Natural White Matte Bamboo paper
The natural white matte bamboo paper is the "world's first digital fine art inkjet paper made from bamboo fibers." This paper's composition is 90% bamboo fiber and 10% cotton, which gives it a distinct look and feel. The paper weighs 290 gsm and is 0.5mm thick. Its whiteness rating is 83% and has no OBA content.
I really like the paper's warmth and texture. It renders both color and monochrome images very well and gives them a nice tone. The paper is relatively dark, however, so you might need to prepare files slightly different for printing on bamboo paper.
Photo Rag Duo paper
Now for the first of three Photo Rag papers I tested, Photo Rag Duo. The term "Duo" comes from this paper being printable on both sides, which makes it particularly well-suited for albums and portfolios. The paper weighs 276 gsm, is 0.45mm thick, has "very low" OBA content, 92.5% whiteness, and a smooth matte finish.
This is a very good smooth matte paper that produces great results. Black levels are very deep and it handles the entire spectrum of colors well with a good neutral tone. One aspect of the paper that somewhat underwhelmed me slightly was how it handled transitions from black (or a dark color) to a lighter tone. These transitions were not handled as smoothly as I would like.
Photo Rag Bright White paper
For an even brighter white Photo Rag paper, you can't beat Photo Rag Bright White with its 99.5% whiteness rating. This brightness of course comes with moderate OBA content. The 310 gsm smooth matte fine art paper is slightly thicker than the Photo Rag Duo as well at 0.5mm thick.
I thought that the Bright White paper handled images slightly better than the Photo Rag Duo paper, particularly with regard to transitions from dark to light areas. Other than that, the Bright White paper is essentially just a brighter Photo Rag paper with slightly more weight to it.
Photo Rag Baryta paper
The only glossy-finish paper I tested this time around is the Photo Rag Baryta paper.
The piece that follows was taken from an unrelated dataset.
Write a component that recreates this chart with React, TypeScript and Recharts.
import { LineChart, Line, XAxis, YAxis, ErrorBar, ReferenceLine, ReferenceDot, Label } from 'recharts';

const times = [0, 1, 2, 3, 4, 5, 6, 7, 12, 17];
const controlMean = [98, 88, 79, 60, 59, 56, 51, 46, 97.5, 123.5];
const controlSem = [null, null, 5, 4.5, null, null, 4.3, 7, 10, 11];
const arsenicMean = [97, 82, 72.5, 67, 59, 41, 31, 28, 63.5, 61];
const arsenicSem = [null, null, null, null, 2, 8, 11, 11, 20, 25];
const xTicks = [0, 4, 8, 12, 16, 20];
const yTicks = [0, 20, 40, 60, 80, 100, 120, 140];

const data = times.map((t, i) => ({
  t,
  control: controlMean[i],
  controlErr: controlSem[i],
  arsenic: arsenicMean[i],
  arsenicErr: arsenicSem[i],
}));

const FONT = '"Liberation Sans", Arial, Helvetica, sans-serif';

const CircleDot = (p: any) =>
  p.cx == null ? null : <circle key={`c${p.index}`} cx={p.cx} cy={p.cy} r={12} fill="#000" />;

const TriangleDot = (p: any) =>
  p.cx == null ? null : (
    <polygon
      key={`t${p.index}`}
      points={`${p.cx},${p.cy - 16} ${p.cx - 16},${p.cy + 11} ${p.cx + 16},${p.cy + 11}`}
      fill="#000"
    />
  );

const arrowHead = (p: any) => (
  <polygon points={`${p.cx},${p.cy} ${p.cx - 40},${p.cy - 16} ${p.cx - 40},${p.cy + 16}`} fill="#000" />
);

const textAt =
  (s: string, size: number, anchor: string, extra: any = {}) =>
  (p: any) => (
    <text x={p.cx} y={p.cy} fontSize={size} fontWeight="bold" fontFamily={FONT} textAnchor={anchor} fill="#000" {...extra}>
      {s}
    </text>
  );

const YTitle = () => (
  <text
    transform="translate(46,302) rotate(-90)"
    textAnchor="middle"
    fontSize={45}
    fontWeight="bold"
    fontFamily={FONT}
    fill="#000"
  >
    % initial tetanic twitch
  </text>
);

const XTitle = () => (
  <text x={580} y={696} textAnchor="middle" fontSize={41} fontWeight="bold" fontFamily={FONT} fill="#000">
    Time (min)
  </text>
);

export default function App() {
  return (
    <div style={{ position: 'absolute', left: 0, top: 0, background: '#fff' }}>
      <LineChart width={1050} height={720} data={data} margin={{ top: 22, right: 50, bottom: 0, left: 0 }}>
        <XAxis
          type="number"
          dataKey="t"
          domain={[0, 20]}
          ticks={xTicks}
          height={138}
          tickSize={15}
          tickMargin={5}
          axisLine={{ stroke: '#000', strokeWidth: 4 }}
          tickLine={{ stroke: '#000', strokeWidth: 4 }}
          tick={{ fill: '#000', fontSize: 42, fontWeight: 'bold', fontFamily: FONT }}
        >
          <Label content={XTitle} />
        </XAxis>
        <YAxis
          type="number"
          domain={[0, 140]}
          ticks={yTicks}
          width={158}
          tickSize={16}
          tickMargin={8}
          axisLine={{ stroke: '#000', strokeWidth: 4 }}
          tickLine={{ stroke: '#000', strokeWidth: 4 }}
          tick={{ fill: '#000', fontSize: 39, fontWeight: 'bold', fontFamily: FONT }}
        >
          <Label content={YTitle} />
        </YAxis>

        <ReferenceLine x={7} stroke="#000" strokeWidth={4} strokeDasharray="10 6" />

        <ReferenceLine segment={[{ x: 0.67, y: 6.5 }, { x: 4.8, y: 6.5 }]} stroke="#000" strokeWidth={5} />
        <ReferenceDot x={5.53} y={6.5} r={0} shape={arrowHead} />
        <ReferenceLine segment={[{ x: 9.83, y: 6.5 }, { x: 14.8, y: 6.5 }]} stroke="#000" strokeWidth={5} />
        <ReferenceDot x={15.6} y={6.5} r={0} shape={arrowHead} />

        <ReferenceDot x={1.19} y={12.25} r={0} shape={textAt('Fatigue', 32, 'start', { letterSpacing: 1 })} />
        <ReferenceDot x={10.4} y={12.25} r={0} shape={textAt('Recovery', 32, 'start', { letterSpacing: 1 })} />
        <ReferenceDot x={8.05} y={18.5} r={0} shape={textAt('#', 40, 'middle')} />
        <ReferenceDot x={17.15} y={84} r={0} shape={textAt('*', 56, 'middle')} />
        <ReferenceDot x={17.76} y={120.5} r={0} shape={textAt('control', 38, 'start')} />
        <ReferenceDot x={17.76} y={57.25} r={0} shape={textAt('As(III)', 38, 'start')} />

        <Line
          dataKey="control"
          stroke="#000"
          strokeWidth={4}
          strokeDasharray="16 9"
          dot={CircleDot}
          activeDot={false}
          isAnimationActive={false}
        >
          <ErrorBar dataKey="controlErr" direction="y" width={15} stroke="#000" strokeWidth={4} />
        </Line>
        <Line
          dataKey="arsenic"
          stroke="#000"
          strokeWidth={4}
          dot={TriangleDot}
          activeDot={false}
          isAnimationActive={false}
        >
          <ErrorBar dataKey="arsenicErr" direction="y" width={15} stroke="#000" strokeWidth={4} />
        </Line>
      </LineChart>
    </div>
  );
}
This was my favorite paper in the group to work with and my favorite Hahnemühle paper that I've used. It is a fantastic glossy paper that does a great job achieving the best of both worlds, the pop of glossy paper and the consistent appearance of a matte paper.
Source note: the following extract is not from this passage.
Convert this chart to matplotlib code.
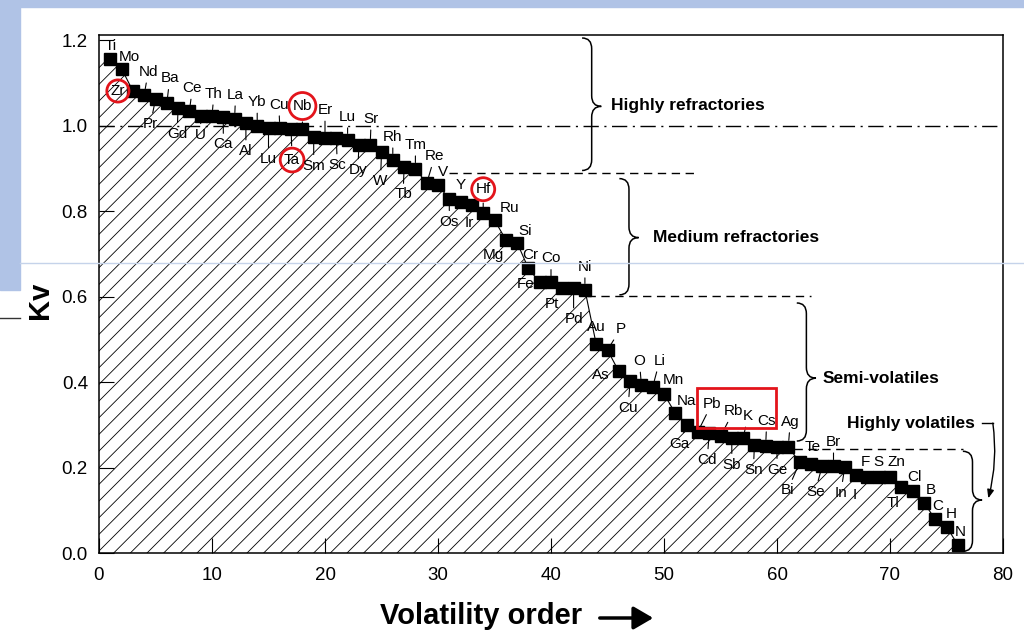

Photo Rag Baryta is 100% cotton, has a weight of 315 gsm, and is 0.43mm thick. It is moderately white at 91% and has an opacity of 97%. The paper contains no OBA content whatsoever, but it does contain barium sulphate.
What I really like about this paper is that it has a very consistent glossy finish with a subtle texture. The glossiness brings out the best in an image without going overboard and producing distracting glare under normal lighting conditions. Colors really pop from this paper and the blacks are very deep.
Overall, as was the case with the first group of Hahnemühle papers I tested, the results are strong across the board. Each of the matte papers have subtle differences and they possess qualities that one photographer might love while another photographer might not like at all.
Paper selection is very personal and subjective. With that said, if I wanted to print a color image on matte paper using one of the above papers, I would select Photo Rag Bright White. If I wanted to print a black and white image on one of the above matte papers, I'd opt for German Etching. If I wanted a glossy image, I'd put Photo Rag Baryta up against any paper I've used and I am confident that it would hold its own.
(Note: All images of prints were captured using a Nikon D800E and Nikon 60mm f/2.8G macro lens. RAW files were converted using default settings in Adobe Camera RAW and white balance settings were normalized. +2/3 EV of exposure compensation was used to make the images approximately similar in brightness to how the prints look to my eyes in natural lighting. Print quality is ultimately subjective, and it is difficult to match an image of a print with seeing a print in person.)